*Direction*:
Write the listing below out again exactly, dropping the images.

*Data shown*:
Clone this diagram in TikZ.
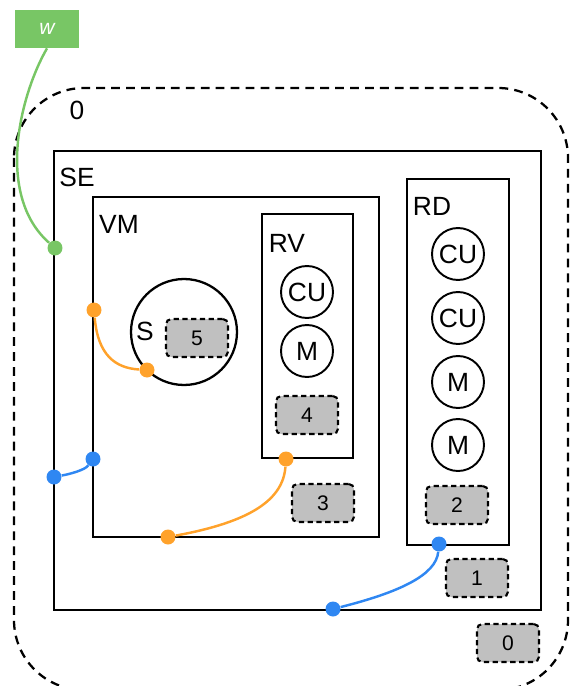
\documentclass[tikz,border=0pt]{standalone}
\usepackage{fontspec}
\setmainfont{Liberation Sans}
\usetikzlibrary{positioning}

\definecolor{wgreen}{HTML}{78C665}
\definecolor{porange}{HTML}{FFA22B}
\definecolor{pblue}{HTML}{2F87F2}
\definecolor{pgray}{HTML}{C0C0C0}

\begin{document}
\begin{tikzpicture}[
    x=0.02cm, y=-0.02cm,
    font=\fontsize{15}{17}\selectfont,
    comp/.style={draw, line width=1.4pt},
    unit/.style={draw, circle, line width=1.1pt, minimum size=1.04cm, inner sep=0pt},
    part/.style={draw, fill=pgray, dashed, dash pattern=on 3pt off 2pt, line width=1.2pt,
                 rounded corners=3pt, minimum width=1.24cm, minimum height=0.76cm,
                 font=\fontsize{12}{14}\selectfont},
    port/.style={circle, fill=#1, inner sep=0pt, minimum size=0.3cm},
    wire/.style={line width=1.4pt, #1}
  ]
  \useasboundingbox (0,0) rectangle (570,686);
  % outer domain 0
  \draw[dashed, dash pattern=on 5pt off 3.5pt, line width=1.3pt, rounded corners=1.4cm]
    (14,88) rectangle (568,690);
  \node (lzero) at (77,110) {0};
  \node[part] (p0) at (508,643) {0};

  \node[fill=wgreen, minimum width=1.3cm, minimum height=0.76cm, text=white,
        font=\fontsize{12}{14}\selectfont\itshape] (w) at (47,29) {w};

  % SE
  \draw[comp] (54,151) rectangle (541,610);
  \node (lse) at (77,177) {SE};
  \node[part] (p1) at (477,578) {1};

  % VM
  \draw[comp] (93,197) rectangle (379,537);
  \node (lvm) at (119,224) {VM};
  \node[part] (p3) at (323,503) {3};

  % S
  \node[draw, circle, line width=1.3pt, minimum size=2.12cm] (s) at (184,332) {};
  \node (ls) at (145,331) {S};
  \node[part] (p5) at (197,338) {5};

  % RV
  \draw[comp] (262,214) rectangle (353,458);
  \node (lrv) at (287,243) {RV};
  \node[unit] (rvcu) at (307,292) {CU};
  \node[unit] (rvm) at (307,351) {M};
  \node[part] (p4) at (307,415) {4};

  % RD
  \draw[comp] (407,179) rectangle (509,545);
  \node (lrd) at (432,206) {RD};
  \node[unit] (rdcua) at (458,254) {CU};
  \node[unit] (rdcub) at (458,318) {CU};
  \node[unit] (rdma) at (458,382) {M};
  \node[unit] (rdmb) at (458,445) {M};
  \node[part] (p2) at (457,505) {2};

  % ports
  \node[port=wgreen] (g1) at (55,248) {};
  \node[port=porange] (o1) at (94,310) {};
  \node[port=porange] (o2) at (147,370) {};
  \node[port=pblue] (b1) at (54,477) {};
  \node[port=pblue] (b2) at (93,459) {};
  \node[port=porange] (o3) at (168,537) {};
  \node[port=porange] (o4) at (286,459) {};
  \node[port=pblue] (b3) at (333,609) {};
  \node[port=pblue] (b4) at (439,544) {};

  \draw[wire=wgreen] (w.south) .. controls (20,95) and (-5,195) .. (g1);
  \draw[wire=porange] (o1) .. controls (98,355) and (115,368) .. (o2);
  \draw[wire=pblue] (b1) .. controls (70,474) and (85,470) .. (b2);
  \draw[wire=porange] (o3) .. controls (250,522) and (283,500) .. (o4);
  \draw[wire=pblue] (b3) .. controls (400,592) and (436,575) .. (b4);
\end{tikzpicture}
\end{document}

*Complete answer*:
Clone this diagram in TikZ.
\documentclass[tikz,border=0pt]{standalone}
\usepackage{fontspec}
\setmainfont{Liberation Sans}
\usetikzlibrary{positioning}

\definecolor{wgreen}{HTML}{78C665}
\definecolor{porange}{HTML}{FFA22B}
\definecolor{pblue}{HTML}{2F87F2}
\definecolor{pgray}{HTML}{C0C0C0}

\begin{document}
\begin{tikzpicture}[
    x=0.02cm, y=-0.02cm,
    font=\fontsize{15}{17}\selectfont,
    comp/.style={draw, line width=1.4pt},
    unit/.style={draw, circle, line width=1.1pt, minimum size=1.04cm, inner sep=0pt},
    part/.style={draw, fill=pgray, dashed, dash pattern=on 3pt off 2pt, line width=1.2pt,
                 rounded corners=3pt, minimum width=1.24cm, minimum height=0.76cm,
                 font=\fontsize{12}{14}\selectfont},
    port/.style={circle, fill=#1, inner sep=0pt, minimum size=0.3cm},
    wire/.style={line width=1.4pt, #1}
  ]
  \useasboundingbox (0,0) rectangle (570,686);
  % outer domain 0
  \draw[dashed, dash pattern=on 5pt off 3.5pt, line width=1.3pt, rounded corners=1.4cm]
    (14,88) rectangle (568,690);
  \node (lzero) at (77,110) {0};
  \node[part] (p0) at (508,643) {0};

  \node[fill=wgreen, minimum width=1.3cm, minimum height=0.76cm, text=white,
        font=\fontsize{12}{14}\selectfont\itshape] (w) at (47,29) {w};

  % SE
  \draw[comp] (54,151) rectangle (541,610);
  \node (lse) at (77,177) {SE};
  \node[part] (p1) at (477,578) {1};

  % VM
  \draw[comp] (93,197) rectangle (379,537);
  \node (lvm) at (119,224) {VM};
  \node[part] (p3) at (323,503) {3};

  % S
  \node[draw, circle, line width=1.3pt, minimum size=2.12cm] (s) at (184,332) {};
  \node (ls) at (145,331) {S};
  \node[part] (p5) at (197,338) {5};

  % RV
  \draw[comp] (262,214) rectangle (353,458);
  \node (lrv) at (287,243) {RV};
  \node[unit] (rvcu) at (307,292) {CU};
  \node[unit] (rvm) at (307,351) {M};
  \node[part] (p4) at (307,415) {4};

  % RD
  \draw[comp] (407,179) rectangle (509,545);
  \node (lrd) at (432,206) {RD};
  \node[unit] (rdcua) at (458,254) {CU};
  \node[unit] (rdcub) at (458,318) {CU};
  \node[unit] (rdma) at (458,382) {M};
  \node[unit] (rdmb) at (458,445) {M};
  \node[part] (p2) at (457,505) {2};

  % ports
  \node[port=wgreen] (g1) at (55,248) {};
  \node[port=porange] (o1) at (94,310) {};
  \node[port=porange] (o2) at (147,370) {};
  \node[port=pblue] (b1) at (54,477) {};
  \node[port=pblue] (b2) at (93,459) {};
  \node[port=porange] (o3) at (168,537) {};
  \node[port=porange] (o4) at (286,459) {};
  \node[port=pblue] (b3) at (333,609) {};
  \node[port=pblue] (b4) at (439,544) {};

  \draw[wire=wgreen] (w.south) .. controls (20,95) and (-5,195) .. (g1);
  \draw[wire=porange] (o1) .. controls (98,355) and (115,368) .. (o2);
  \draw[wire=pblue] (b1) .. controls (70,474) and (85,470) .. (b2);
  \draw[wire=porange] (o3) .. controls (250,522) and (283,500) .. (o4);
  \draw[wire=pblue] (b3) .. controls (400,592) and (436,575) .. (b4);
\end{tikzpicture}
\end{document}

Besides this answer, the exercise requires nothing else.